For the past two and half years, jazz fans have packed the Handlery Hotel’s 950 Lounge every Friday from 5:30 to 7:30 p.m. to hear their favorite local and occasional touring jazz players.
“It’s like an old-fashioned jazz club, like when I started playing jazz clubs, where it isn’t a supper club or requires a heavy reservation or heavy cover charge,” promoter Holly Hofmann said.
Hofmann is a jazz flutist who has a long history of putting on jazz shows in San Diego. She ran a jazz series at Horton Hotel in Downtown from 1990 to 1997 featuring national acts; then held a similar series at the Bristol Court Hotel for a few years; and from 2000 to 2008 put on Jazz in the Park at the Art Museum in Balboa Park on every first Wednesday of the month.
“I have a big history doing this because I believe that if you know how to do this you should do this so that everybody has a place to play,” she said.
Her latest jazz series at the 950 Lounge is a departure from the focus on national touring acts she used to promote and instead is a chance to promote local acts by making the show times and location easy for them to book around.
“I designed it that way so guys can play this gig and then go to another gig,” she said. “It was designed to be a room for all the local artists who make their living here.”
Hofmann said she only books “real jazz” for her concert series — think Miles Davis as opposed to Kenny G.
“When I say ‘real jazz,’ it’s the music of the masters. It’s not the music of smooth anything. It’s what I call mainstream and be-bop primarily in this room. I listen to all kinds of music and I support all kinds of music but I don’t support people calling things jazz that aren’t. It’s music at a very high standard,” she said, adding that while there are occasional singers, the groups she books are mostly instrumental.
The room at the 950 Lounge has only 80 seats and some limited standing room, so only around 100 people can cram into the small club.
“We turn people away every week,” Hofmann said, and shared that there was once a show of local all-stars players that was so packed that around 250 people had to be turned away. The popularity of the Friday shows prompted Hofmann and the hotel to look at ways to expand the jazz show series.
“We’re probably going to add another night because they can’t get everybody in — maybe in the fall,” she said.
In addition to the free shows at the 950 Lounge, the Handlery has also opened up its ballrooms occasionally for larger jazz shows. In March, Hofmann’s series celebrated a two-year anniversary with a ballroom concert and on Aug. 20 there will be a fundraiser for Gilbert Castellanos’ jazz academy in the big ballroom, as well.
Big band concert
The success of Hofmann’s jazz series has inspired other local musicians to put on their own jazz concerts at the Handlery.
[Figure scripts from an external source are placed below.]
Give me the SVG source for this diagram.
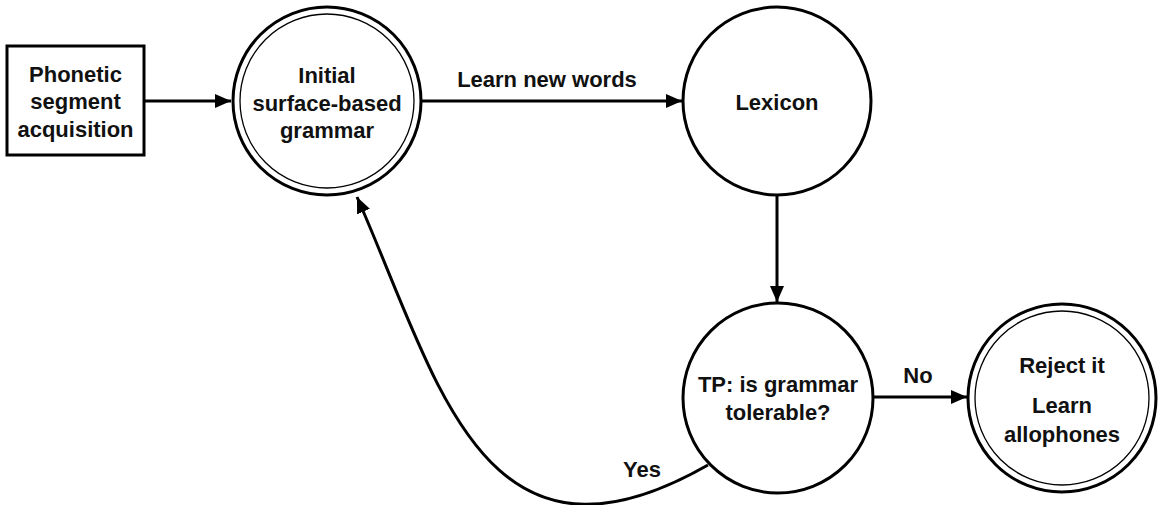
<svg xmlns="http://www.w3.org/2000/svg" width="1160" height="505" viewBox="0 0 1160 505">
  <style>
    .lbl { font-family: "Liberation Sans", Arial, sans-serif; font-weight: bold; font-size: 22px; fill: #111; text-anchor: middle; }
    .node { fill: #fff; stroke: #000; stroke-width: 3; }
    .inner { fill: none; stroke: #000; stroke-width: 1.3; }
    .edge { fill: none; stroke: #000; stroke-width: 3; }
  </style>
  <defs>
    <marker id="arrow" markerUnits="userSpaceOnUse" markerWidth="18" markerHeight="14" refX="16" refY="7" orient="auto">
      <path d="M0,0 L16,7 L0,14 z" fill="#000"/>
    </marker>
  </defs>
  <rect width="1160" height="505" fill="#fff"/>

  <g id="connectors">
    <line class="edge" x1="144" y1="101" x2="231" y2="101" marker-end="url(#arrow)"/>
    <line class="edge" x1="422" y1="101" x2="682" y2="101" marker-end="url(#arrow)"/>
    <text class="lbl" x="547" y="87">Learn new words</text>
    <line class="edge" x1="777" y1="196" x2="777" y2="302" marker-end="url(#arrow)"/>
    <line class="edge" x1="873" y1="397" x2="967" y2="397" marker-end="url(#arrow)"/>
    <text class="lbl" x="918" y="383">No</text>
    <!-- "Yes" loop back from the tolerance check to the initial grammar -->
    <path class="edge" d="M708,465 C482,594 438,380 357,197" marker-end="url(#arrow)"/>
    <text class="lbl" x="642" y="477">Yes</text>
  </g>

  <g id="phonetic-segment">
    <rect class="node" x="7" y="46" width="137" height="109" stroke-width="2"/>
    <text class="lbl" x="75.5" y="82">Phonetic</text>
    <text class="lbl" x="75.5" y="109">segment</text>
    <text class="lbl" x="75.5" y="137">acquisition</text>
  </g>

  <g id="initial-grammar">
    <circle class="node" cx="327" cy="101" r="94"/>
    <circle class="inner" cx="327" cy="101" r="87"/>
    <text class="lbl" x="327" y="83">Initial</text>
    <text class="lbl" x="327" y="111">surface-based</text>
    <text class="lbl" x="327" y="138">grammar</text>
  </g>

  <g id="lexicon">
    <circle class="node" cx="777" cy="101" r="94"/>
    <text class="lbl" x="777" y="110">Lexicon</text>
  </g>

  <g id="tolerance-check">
    <circle class="node" cx="778" cy="398" r="95"/>
    <text class="lbl" x="778" y="392">TP: is grammar</text>
    <text class="lbl" x="778" y="420">tolerable?</text>
  </g>

  <g id="reject">
    <circle class="node" cx="1062" cy="398" r="94"/>
    <circle class="inner" cx="1062" cy="398" r="87"/>
    <text class="lbl" x="1062" y="373">Reject it</text>
    <text class="lbl" x="1062" y="413">Learn</text>
    <text class="lbl" x="1062" y="442">allophones</text>
  </g>
</svg>
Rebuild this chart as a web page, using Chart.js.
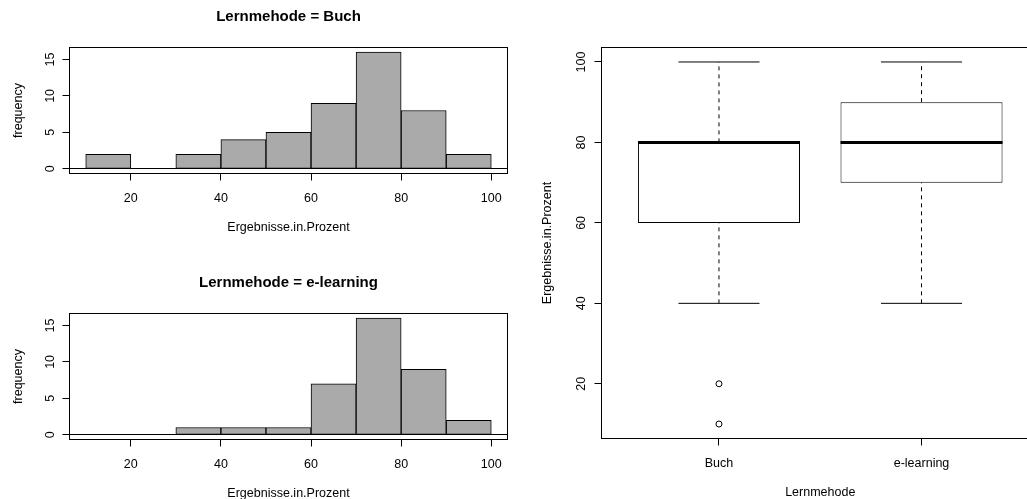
<!DOCTYPE html>
<html>
<head>
<meta charset="utf-8">
<script src="https://cdn.jsdelivr.net/npm/chart.js@4.4.1/dist/chart.umd.min.js"></script>
<style>
  html, body { margin: 0; padding: 0; width: 1027px; height: 499px; overflow: hidden; background: #fff; }
  canvas { position: absolute; }
  #histBuch { left: 0; top: 0; }
  #histElearning { left: 0; top: 266px; }
  #boxplot { left: 520px; top: 0; }
</style>
</head>
<body>
<canvas id="histBuch" width="520" height="250"></canvas>
<canvas id="histElearning" width="520" height="250"></canvas>
<canvas id="boxplot" width="540" height="515"></canvas>
<script>
// --- histogram data (bins of width 10, right-closed) ---
const binStarts = [10, 20, 30, 40, 50, 60, 70, 80, 90];
const binWidth = 10;
const countsBuch = [2, 0, 2, 4, 5, 9, 16, 8, 2];
const countsElearning = [0, 0, 1, 1, 1, 7, 16, 9, 2];
const histTicksX = [20, 40, 60, 80, 100];
const histTicksY = [0, 5, 10, 15];

// --- boxplot data ---
const groups = ['Buch', 'e-learning'];
const whiskerLow = [40, 40];
const q1 = [60, 70];
const medians = [80, 80];
const q3 = [80, 90];
const whiskerHigh = [100, 100];
const outliers = [[20, 10], []];
const boxTicksY = [20, 40, 60, 80, 100];

const FONT = "'Liberation Sans', Arial, Helvetica, sans-serif";
Chart.defaults.font.family = FONT;
Chart.defaults.font.size = 12.5;
Chart.defaults.color = '#000';

// R style axis range: data range plus 4% on each side
const rRange = (lo, hi) => {
  const pad = (hi - lo) * 0.04;
  return { min: lo - pad, max: hi + pad };
};

const fixTicks = values => scale => {
  scale.ticks = values.map(v => ({ value: v }));
};

// box around the plot region
const framePlugin = {
  id: 'frame',
  afterDatasetsDraw(chart) {
    const { ctx, chartArea: a } = chart;
    ctx.save();
    ctx.strokeStyle = '#000';
    ctx.lineWidth = 1;
    ctx.strokeRect(a.left, a.top, a.right - a.left, a.bottom - a.top);
    ctx.restore();
  }
};

function histogram(id, title, counts) {
  const xr = rRange(binStarts[0], binStarts[binStarts.length - 1] + binWidth);
  const yr = rRange(0, Math.max(...counts));
  new Chart(document.getElementById(id), {
    type: 'bar',
    data: {
      datasets: [{
        data: binStarts.map((b, i) => ({ x: b + binWidth / 2, y: counts[i] })),
        backgroundColor: '#aaaaaa',
        borderColor: '#000',
        borderWidth: 1,
        borderSkipped: false,
        barPercentage: 1,
        categoryPercentage: 1
      }]
    },
    options: {
      responsive: false,
      animation: false,
      layout: { padding: { left: 0, right: 12.5, top: 0, bottom: 0 } },
      plugins: {
        legend: { display: false },
        tooltip: { enabled: false },
        title: {
          display: true,
          text: title,
          fullSize: false,
          color: '#000',
          font: { size: 15, weight: 'bold' },
          padding: { top: 8, bottom: 21.5 }
        }
      },
      scales: {
        x: {
          type: 'linear',
          min: xr.min,
          max: xr.max,
          offset: false,
          afterBuildTicks: fixTicks(histTicksX),
          afterFit: s => { s.height = 76.5; },
          grid: { offset: false, drawOnChartArea: false, tickLength: 7, tickColor: '#000' },
          border: { display: false },
          ticks: { padding: 10.5, maxRotation: 0 },
          title: { display: true, text: 'Ergebnisse.in.Prozent', padding: { top: 0, bottom: 14.5 } }
        },
        y: {
          min: yr.min,
          max: yr.max,
          afterBuildTicks: fixTicks(histTicksY),
          afterFit: s => { s.width = 69.5; },
          grid: {
            color: c => (c.tick && c.tick.value === 0 ? '#000' : 'rgba(0,0,0,0)'),
            tickLength: 7,
            tickColor: '#000'
          },
          border: { display: false },
          ticks: { minRotation: 90, maxRotation: 90, crossAlign: 'center', padding: 5 },
          title: { display: true, text: 'frequency', padding: { top: 10.8, bottom: 0 } }
        }
      }
    },
    plugins: [framePlugin]
  });
}

histogram('histBuch', 'Lernmehode = Buch', countsBuch);
histogram('histElearning', 'Lernmehode = e-learning', countsElearning);

// --- boxplot built from floating bars and line segments ---
const BOX_W = 0.8;
const CAP_W = 0.4;
const pos = groups.map((g, i) => i + 1);
const gap = p => ({ x: p, y: null });
const segs = fn => pos.flatMap((p, i) => [...fn(p, i), gap(p)]);

const medianData = segs((p, i) => [
  { x: p - BOX_W / 2, y: medians[i] }, { x: p + BOX_W / 2, y: medians[i] }
]);
const whiskerData = segs((p, i) => [
  { x: p, y: q3[i] }, { x: p, y: whiskerHigh[i] }, gap(p),
  { x: p, y: whiskerLow[i] }, { x: p, y: q1[i] }
]);
const capData = segs((p, i) => [
  { x: p - CAP_W / 2, y: whiskerHigh[i] }, { x: p + CAP_W / 2, y: whiskerHigh[i] }, gap(p),
  { x: p - CAP_W / 2, y: whiskerLow[i] }, { x: p + CAP_W / 2, y: whiskerLow[i] }
]);
const outlierData = pos.flatMap((p, i) => outliers[i].map(v => ({ x: p, y: v })));

const bx = rRange(0.5, groups.length + 0.5);
const allVals = [...whiskerLow, ...whiskerHigh, ...outliers.flat()];
const by = rRange(Math.min(...allVals), Math.max(...allVals));

const lineStyle = { type: 'line', borderColor: '#000', pointRadius: 0, fill: false };

new Chart(document.getElementById('boxplot'), {
  type: 'bar',
  data: {
    datasets: [
      { ...lineStyle, data: medianData, borderWidth: 3 },
      { ...lineStyle, data: whiskerData, borderWidth: 1, borderDash: [4, 4] },
      { ...lineStyle, data: capData, borderWidth: 1 },
      {
        type: 'line', data: outlierData, showLine: false,
        pointRadius: 3, pointBorderWidth: 1,
        pointBorderColor: '#000', pointBackgroundColor: '#fff'
      },
      {
        type: 'bar',
        data: pos.map((p, i) => ({ x: p, y: [q1[i], q3[i]] })),
        backgroundColor: '#fff',
        borderColor: '#000',
        borderWidth: 1,
        borderSkipped: false,
        barPercentage: 1,
        categoryPercentage: BOX_W
      }
    ]
  },
  options: {
    responsive: false,
    animation: false,
    layout: { padding: { left: 0, right: 21, top: 47.5, bottom: 0 } },
    plugins: { legend: { display: false }, tooltip: { enabled: false } },
    scales: {
      x: {
        type: 'linear',
        min: bx.min,
        max: bx.max,
        offset: false,
        afterBuildTicks: fixTicks(pos),
        afterFit: s => { s.height = 76.5; },
        grid: { offset: false, drawOnChartArea: false, tickLength: 7, tickColor: '#000' },
        border: { display: false },
        ticks: { padding: 10.5, maxRotation: 0, callback: v => groups[v - 1] },
        title: { display: true, text: 'Lernmehode', padding: { top: 0, bottom: 14.5 } }
      },
      y: {
        min: by.min,
        max: by.max,
        afterBuildTicks: fixTicks(boxTicksY),
        afterFit: s => { s.width = 81.5; },
        grid: { drawOnChartArea: false, tickLength: 7, tickColor: '#000' },
        border: { display: false },
        ticks: { minRotation: 90, maxRotation: 90, crossAlign: 'center', padding: 2.5 },
        title: { display: true, text: 'Ergebnisse.in.Prozent', padding: { top: 20.5, bottom: 0 } }
      }
    }
  },
  plugins: [framePlugin]
});
</script>
</body>
</html>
On July 23, the hotel will put on its first Big Band Sunday show featuring The Ira B. Liss Big Band Jazz Machine.
Although not a production put on by Hofmann, Ira B. Liss said that it was his 30-year association with her that helped him decide to look at the hotel for his big band concert.
“We’ve known each other a long time and she has actually performed as a guest with the band in the past,” he said. “And she pitched it to the management of the hotel and they liked the idea and I met with them on several occasions with the general manager and they said ‘Let’s do something.’ So we’re doing it.”
Unlike previous jazz shows at The Handlery, this one will be held outdoors in the hotel’s Terrace Garden.
The big-band show starts at 5 p.m. and tickets are $15. The all-ages show will feature Liss’ 18-member Big Band Jazz Machine, which has been together for 38 years and has put out four albums with a fifth on the way. The group, which features vocalist Janet Hammer, plays both original compositions and standards.
“We tend to play a little more modern than most big bands who like to play Glenn Miller and Tommy Dorsey,” he said. “We’re kind of a little more modern although we respect the tradition.
“We’re a little more cutting edge but we swing as well as anyone.”